**Material provided**
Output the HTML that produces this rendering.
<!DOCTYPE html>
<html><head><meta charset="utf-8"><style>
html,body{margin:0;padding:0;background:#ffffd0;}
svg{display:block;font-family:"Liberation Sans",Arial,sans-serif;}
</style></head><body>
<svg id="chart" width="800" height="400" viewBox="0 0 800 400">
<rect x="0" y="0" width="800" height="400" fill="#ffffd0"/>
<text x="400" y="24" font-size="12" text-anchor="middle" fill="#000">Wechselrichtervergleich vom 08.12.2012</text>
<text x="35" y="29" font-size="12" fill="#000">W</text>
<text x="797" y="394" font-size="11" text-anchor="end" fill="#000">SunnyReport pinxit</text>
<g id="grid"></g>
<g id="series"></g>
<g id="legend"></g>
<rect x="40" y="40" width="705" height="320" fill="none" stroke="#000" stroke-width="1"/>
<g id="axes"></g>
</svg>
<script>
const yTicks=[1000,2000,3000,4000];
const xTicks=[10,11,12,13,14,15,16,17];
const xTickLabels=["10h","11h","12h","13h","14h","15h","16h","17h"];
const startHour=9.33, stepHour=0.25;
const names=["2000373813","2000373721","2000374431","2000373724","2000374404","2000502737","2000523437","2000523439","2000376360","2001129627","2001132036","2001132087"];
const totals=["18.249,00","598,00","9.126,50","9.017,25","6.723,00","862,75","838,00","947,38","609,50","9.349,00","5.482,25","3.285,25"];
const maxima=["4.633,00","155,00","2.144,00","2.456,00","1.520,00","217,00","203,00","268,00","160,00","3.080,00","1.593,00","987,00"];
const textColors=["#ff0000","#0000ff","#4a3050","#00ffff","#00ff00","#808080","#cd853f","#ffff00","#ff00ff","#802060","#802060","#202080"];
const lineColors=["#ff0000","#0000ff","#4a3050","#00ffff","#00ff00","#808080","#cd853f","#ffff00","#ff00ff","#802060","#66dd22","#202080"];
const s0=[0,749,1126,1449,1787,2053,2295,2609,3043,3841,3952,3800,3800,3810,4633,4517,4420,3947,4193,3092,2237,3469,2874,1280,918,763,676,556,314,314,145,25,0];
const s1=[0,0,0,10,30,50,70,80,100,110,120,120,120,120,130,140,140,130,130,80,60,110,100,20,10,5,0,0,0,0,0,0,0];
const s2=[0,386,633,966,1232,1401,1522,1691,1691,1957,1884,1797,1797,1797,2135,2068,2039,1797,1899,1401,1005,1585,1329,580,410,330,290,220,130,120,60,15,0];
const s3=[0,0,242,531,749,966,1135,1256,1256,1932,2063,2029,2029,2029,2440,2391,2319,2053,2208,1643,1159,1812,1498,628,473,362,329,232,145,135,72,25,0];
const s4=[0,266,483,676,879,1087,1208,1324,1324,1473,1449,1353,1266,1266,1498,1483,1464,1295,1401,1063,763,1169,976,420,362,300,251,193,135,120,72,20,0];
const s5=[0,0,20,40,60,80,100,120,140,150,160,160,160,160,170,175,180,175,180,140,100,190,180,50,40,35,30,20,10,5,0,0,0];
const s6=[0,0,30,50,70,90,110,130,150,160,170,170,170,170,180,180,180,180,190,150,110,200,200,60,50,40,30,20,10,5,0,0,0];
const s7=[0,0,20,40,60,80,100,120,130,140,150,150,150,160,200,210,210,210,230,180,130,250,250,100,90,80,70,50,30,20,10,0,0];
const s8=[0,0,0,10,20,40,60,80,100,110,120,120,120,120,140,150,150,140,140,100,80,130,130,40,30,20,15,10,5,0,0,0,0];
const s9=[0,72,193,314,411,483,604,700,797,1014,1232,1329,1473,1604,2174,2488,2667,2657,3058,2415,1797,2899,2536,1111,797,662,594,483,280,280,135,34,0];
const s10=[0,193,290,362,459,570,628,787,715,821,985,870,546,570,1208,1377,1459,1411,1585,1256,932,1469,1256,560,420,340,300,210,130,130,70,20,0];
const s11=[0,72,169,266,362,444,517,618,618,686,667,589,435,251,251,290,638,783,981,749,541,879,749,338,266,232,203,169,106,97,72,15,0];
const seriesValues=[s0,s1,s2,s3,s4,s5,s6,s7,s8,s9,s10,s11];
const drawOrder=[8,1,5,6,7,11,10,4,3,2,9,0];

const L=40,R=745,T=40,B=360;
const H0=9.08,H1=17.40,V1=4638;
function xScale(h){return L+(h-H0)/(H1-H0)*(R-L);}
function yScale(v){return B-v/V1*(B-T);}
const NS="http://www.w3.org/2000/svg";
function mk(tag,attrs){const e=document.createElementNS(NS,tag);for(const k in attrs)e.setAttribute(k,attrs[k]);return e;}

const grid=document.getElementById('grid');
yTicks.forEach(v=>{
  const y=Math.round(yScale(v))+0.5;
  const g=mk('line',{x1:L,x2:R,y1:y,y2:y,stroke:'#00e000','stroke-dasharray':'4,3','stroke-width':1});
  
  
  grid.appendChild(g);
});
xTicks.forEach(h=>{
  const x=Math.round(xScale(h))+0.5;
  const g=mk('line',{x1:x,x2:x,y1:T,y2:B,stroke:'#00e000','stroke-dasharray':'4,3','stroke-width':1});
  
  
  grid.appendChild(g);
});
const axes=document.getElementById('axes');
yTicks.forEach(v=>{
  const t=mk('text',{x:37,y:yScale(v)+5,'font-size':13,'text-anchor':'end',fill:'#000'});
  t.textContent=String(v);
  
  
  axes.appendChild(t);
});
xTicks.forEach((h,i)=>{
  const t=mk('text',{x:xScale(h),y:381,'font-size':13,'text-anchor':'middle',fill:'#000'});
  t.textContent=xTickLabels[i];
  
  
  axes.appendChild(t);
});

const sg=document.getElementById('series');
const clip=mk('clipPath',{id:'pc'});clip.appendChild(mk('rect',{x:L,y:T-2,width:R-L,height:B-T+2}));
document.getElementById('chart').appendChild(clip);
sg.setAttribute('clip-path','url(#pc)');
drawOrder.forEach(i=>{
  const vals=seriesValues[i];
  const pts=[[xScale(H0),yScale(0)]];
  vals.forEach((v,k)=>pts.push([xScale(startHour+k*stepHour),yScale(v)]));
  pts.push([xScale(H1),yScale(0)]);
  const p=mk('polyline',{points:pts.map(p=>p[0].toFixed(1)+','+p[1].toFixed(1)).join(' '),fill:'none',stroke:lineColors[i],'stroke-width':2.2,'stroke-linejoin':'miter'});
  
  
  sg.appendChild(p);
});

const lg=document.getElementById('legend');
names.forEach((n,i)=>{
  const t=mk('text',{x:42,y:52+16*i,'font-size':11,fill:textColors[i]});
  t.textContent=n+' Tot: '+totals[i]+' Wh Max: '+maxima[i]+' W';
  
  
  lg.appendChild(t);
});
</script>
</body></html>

---

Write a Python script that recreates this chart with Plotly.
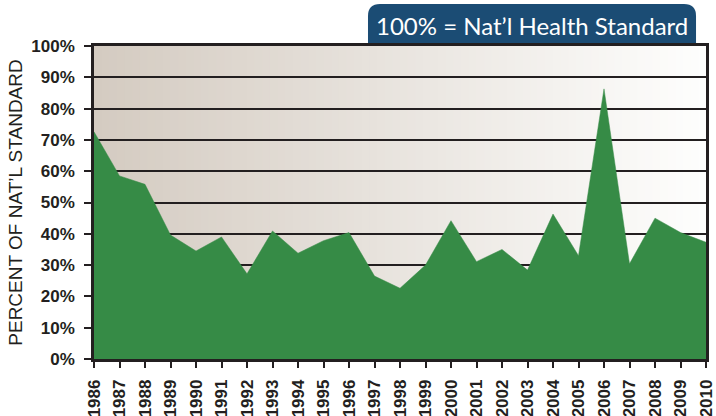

--

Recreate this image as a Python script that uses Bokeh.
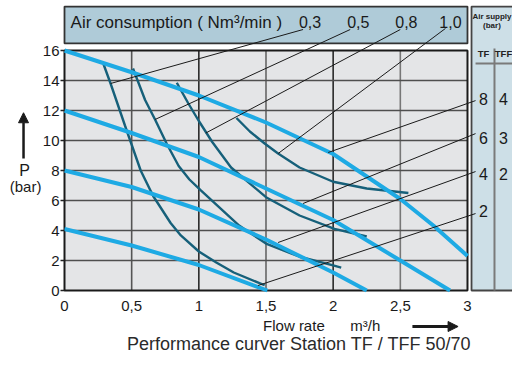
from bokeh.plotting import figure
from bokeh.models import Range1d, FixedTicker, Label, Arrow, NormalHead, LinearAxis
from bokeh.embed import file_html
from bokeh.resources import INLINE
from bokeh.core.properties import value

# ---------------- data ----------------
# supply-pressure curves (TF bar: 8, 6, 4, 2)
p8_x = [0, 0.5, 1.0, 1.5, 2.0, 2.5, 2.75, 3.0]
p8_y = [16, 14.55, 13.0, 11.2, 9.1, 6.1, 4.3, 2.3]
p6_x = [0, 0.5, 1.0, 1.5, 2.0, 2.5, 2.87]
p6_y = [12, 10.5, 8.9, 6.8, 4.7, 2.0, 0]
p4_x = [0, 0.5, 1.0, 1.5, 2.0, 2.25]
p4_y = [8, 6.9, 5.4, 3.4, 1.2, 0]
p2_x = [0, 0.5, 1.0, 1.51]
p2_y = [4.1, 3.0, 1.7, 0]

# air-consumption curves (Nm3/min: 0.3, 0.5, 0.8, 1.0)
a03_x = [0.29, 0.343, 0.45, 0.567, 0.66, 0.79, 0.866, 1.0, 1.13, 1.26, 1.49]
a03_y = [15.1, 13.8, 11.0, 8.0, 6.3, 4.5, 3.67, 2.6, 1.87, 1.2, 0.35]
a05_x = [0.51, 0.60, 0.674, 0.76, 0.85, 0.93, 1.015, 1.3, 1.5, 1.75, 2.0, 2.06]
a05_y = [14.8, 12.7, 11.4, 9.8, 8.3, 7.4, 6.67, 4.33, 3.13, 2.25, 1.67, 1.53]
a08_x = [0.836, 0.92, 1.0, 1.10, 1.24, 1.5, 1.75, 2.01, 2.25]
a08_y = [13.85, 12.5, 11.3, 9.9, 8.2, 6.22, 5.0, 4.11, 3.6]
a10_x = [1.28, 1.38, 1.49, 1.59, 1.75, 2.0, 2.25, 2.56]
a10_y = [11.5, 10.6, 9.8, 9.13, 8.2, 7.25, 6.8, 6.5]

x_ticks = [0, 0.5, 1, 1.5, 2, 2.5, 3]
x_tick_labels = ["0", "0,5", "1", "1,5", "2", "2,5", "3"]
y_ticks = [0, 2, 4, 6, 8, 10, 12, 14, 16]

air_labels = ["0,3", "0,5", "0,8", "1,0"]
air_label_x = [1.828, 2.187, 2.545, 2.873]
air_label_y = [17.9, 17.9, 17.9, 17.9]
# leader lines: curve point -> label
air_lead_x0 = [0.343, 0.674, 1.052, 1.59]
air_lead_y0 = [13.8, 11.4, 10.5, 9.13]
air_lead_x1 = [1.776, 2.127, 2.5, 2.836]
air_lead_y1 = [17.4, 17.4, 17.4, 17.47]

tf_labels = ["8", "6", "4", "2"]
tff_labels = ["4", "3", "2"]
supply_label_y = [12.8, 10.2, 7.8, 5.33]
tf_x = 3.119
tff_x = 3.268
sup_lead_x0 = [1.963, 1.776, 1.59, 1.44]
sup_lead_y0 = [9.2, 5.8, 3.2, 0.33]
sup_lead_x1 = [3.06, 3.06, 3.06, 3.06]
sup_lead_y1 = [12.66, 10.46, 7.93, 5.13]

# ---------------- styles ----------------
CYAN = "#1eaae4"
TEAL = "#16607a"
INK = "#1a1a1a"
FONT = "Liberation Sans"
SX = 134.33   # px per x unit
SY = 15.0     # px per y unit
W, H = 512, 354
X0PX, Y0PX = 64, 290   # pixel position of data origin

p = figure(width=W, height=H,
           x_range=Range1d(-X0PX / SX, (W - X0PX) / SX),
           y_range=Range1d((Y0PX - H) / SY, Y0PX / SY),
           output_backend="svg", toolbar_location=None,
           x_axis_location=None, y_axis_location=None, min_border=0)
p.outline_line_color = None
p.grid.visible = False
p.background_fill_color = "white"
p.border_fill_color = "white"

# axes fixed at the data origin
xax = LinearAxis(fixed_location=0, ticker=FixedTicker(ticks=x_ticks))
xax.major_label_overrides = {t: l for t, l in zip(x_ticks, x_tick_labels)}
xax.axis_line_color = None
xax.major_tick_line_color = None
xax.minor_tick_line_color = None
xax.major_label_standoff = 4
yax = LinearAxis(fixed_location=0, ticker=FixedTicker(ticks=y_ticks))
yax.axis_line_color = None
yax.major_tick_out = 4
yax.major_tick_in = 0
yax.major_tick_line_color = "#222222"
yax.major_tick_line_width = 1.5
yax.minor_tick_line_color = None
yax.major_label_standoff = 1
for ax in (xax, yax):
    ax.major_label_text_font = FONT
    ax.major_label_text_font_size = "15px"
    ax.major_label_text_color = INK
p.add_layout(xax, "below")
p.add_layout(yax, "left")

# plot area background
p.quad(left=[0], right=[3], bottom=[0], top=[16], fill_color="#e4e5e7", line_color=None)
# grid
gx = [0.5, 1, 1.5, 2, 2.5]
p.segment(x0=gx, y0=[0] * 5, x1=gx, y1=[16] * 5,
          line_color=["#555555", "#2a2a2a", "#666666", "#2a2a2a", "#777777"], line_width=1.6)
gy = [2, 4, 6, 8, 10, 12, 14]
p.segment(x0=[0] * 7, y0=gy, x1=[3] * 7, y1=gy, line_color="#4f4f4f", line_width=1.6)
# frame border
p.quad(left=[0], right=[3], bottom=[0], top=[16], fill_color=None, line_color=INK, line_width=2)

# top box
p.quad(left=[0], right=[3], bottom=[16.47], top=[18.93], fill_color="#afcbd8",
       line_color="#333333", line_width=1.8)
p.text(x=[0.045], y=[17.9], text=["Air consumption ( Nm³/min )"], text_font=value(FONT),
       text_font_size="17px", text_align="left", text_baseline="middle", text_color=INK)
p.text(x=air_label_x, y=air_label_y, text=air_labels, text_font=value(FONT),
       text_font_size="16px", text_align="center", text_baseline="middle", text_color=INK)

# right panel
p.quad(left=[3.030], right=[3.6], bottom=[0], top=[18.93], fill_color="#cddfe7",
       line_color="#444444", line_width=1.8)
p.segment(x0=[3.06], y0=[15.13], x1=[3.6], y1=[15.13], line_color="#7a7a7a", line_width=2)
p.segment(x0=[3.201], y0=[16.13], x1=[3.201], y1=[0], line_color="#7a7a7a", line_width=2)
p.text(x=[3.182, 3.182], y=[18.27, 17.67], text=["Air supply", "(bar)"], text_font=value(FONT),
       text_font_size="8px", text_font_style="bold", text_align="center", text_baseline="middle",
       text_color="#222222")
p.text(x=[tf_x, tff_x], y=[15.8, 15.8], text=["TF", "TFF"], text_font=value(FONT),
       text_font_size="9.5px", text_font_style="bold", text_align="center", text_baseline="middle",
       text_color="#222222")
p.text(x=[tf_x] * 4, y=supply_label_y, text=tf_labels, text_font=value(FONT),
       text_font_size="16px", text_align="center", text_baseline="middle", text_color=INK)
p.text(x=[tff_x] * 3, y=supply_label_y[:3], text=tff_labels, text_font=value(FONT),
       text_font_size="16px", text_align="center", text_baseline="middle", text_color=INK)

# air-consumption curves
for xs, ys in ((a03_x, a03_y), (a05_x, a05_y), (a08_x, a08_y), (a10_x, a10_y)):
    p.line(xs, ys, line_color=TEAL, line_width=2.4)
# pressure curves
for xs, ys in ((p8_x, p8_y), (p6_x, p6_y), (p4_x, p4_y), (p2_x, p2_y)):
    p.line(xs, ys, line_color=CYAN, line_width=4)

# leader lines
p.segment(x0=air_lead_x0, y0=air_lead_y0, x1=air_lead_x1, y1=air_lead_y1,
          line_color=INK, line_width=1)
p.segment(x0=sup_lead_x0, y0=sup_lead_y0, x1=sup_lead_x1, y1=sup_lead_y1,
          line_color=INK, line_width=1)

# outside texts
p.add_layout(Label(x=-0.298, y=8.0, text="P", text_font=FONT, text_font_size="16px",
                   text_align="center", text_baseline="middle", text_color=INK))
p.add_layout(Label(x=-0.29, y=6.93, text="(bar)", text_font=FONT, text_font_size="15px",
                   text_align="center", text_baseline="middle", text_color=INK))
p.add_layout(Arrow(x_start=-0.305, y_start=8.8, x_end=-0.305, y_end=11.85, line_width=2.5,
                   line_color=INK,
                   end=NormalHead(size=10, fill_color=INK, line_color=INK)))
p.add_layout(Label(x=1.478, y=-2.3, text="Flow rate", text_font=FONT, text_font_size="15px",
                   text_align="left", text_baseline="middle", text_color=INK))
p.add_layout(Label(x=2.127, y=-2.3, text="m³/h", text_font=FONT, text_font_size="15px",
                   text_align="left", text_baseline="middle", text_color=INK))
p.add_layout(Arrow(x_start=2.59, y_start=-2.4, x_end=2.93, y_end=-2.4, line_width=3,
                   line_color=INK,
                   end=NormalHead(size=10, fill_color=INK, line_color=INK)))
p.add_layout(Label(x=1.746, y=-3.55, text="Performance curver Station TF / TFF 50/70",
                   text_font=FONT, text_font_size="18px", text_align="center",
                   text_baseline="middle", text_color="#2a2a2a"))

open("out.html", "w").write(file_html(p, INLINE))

**Set exercise**
Using the entries above, extract exactly the lines from the one that contains "Recreate this image" through the one that contains "p2_y = [4.1, 3.0, 1.7, 0]". Do not carry over any pictures.

**Written solution**
Recreate this image as a Python script that uses Bokeh.
from bokeh.plotting import figure
from bokeh.models import Range1d, FixedTicker, Label, Arrow, NormalHead, LinearAxis
from bokeh.embed import file_html
from bokeh.resources import INLINE
from bokeh.core.properties import value

# ---------------- data ----------------
# supply-pressure curves (TF bar: 8, 6, 4, 2)
p8_x = [0, 0.5, 1.0, 1.5, 2.0, 2.5, 2.75, 3.0]
p8_y = [16, 14.55, 13.0, 11.2, 9.1, 6.1, 4.3, 2.3]
p6_x = [0, 0.5, 1.0, 1.5, 2.0, 2.5, 2.87]
p6_y = [12, 10.5, 8.9, 6.8, 4.7, 2.0, 0]
p4_x = [0, 0.5, 1.0, 1.5, 2.0, 2.25]
p4_y = [8, 6.9, 5.4, 3.4, 1.2, 0]
p2_x = [0, 0.5, 1.0, 1.51]
p2_y = [4.1, 3.0, 1.7, 0]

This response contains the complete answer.